To perform a hypothesis test, we need to define the null hypothesis and the alternative hypothesis.

 Null hypothesis H0: usually states that a population parameter, such as the population mean, equals a specified value or parameters from other populations.E.g. H0: the mean performance of the new product is equal to the industry standard.

 Alternative hypothesis H1: is the opposite of the null hypothesis, so it usually states that the population parameter does not equal a specified value or parameters from other populations.H1: the mean performance of the new product is NOT equal to the industry standard.

Sometimes the alternative hypothesis is directional or one‐sided; that is, we suspect the population parameter is greater than or less than a given value.

 Null hypothesis H0:E.g. H0: the mean performance of the new product is equal to the industry standard.

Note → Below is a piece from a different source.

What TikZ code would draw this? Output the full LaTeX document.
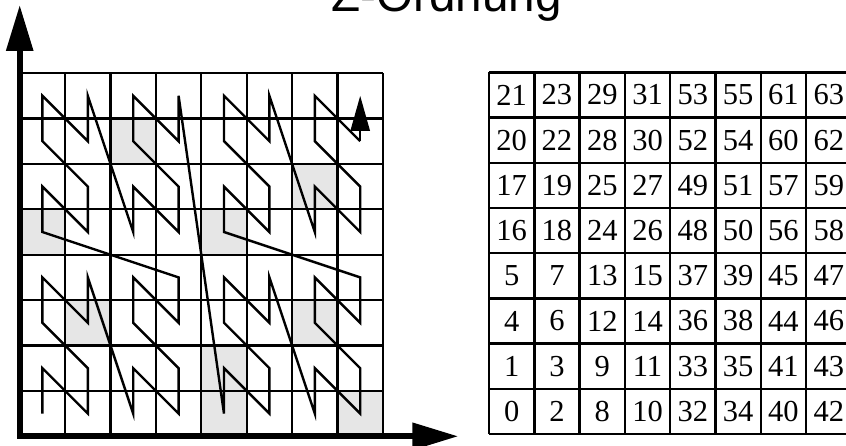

 One‐sided alternative hypothesis H1:H1: the mean performance of the new product is GREATER THAN the industry standard.OrH1: the mean performance of the new product is LESS THAN the industry standard.

After defining null and alternative hypotheses, the hypothesis test uses sample data to decide on two possible conclusions:

1 We can reject the null hypothesis in favor of the alternative hypothesis. If we reject the null hypothesis, we say that our result is statistically significant:E.g. H0 (the mean performance of the new product is equal to the industry standard) is REJECTED.

2 We can fail to reject the null hypothesis and conclude that we do not have enough evidence to claim that the alternative hypothesis is true. We will say that our results are NOT statistically significant:E.g. H0 (the mean performance of the new product is equal to the industry standard) is NOT REJECTED.

Because we are using sample data, decisions based on those hypothesis tests could be wrong.

Recall the confidence level (1 − α) that we discussed earlier (Stat Tool1.14). The confidence level is how sure we are that the confidence interval contains the true population parameter value. This confidence level is set by the researcher and is usually equal to 95% (0.95) or 99% (0.99).

Let's consider the outcomes of a hypothesis test. If the null hypothesis is true and based on our sample data we fail to reject it, we make the correct decision, but if we reject it, we make an error. In hypothesis testing, the probability of rejecting a null hypothesis that instead is true is called significance level and is denoted by α. We always select it before performing the hypothesis test and it is usually equal to 5% (0.05) or 1% (0.01).

Confidence level and significance level are tools to quantify the uncertainty about our inferential conclusions.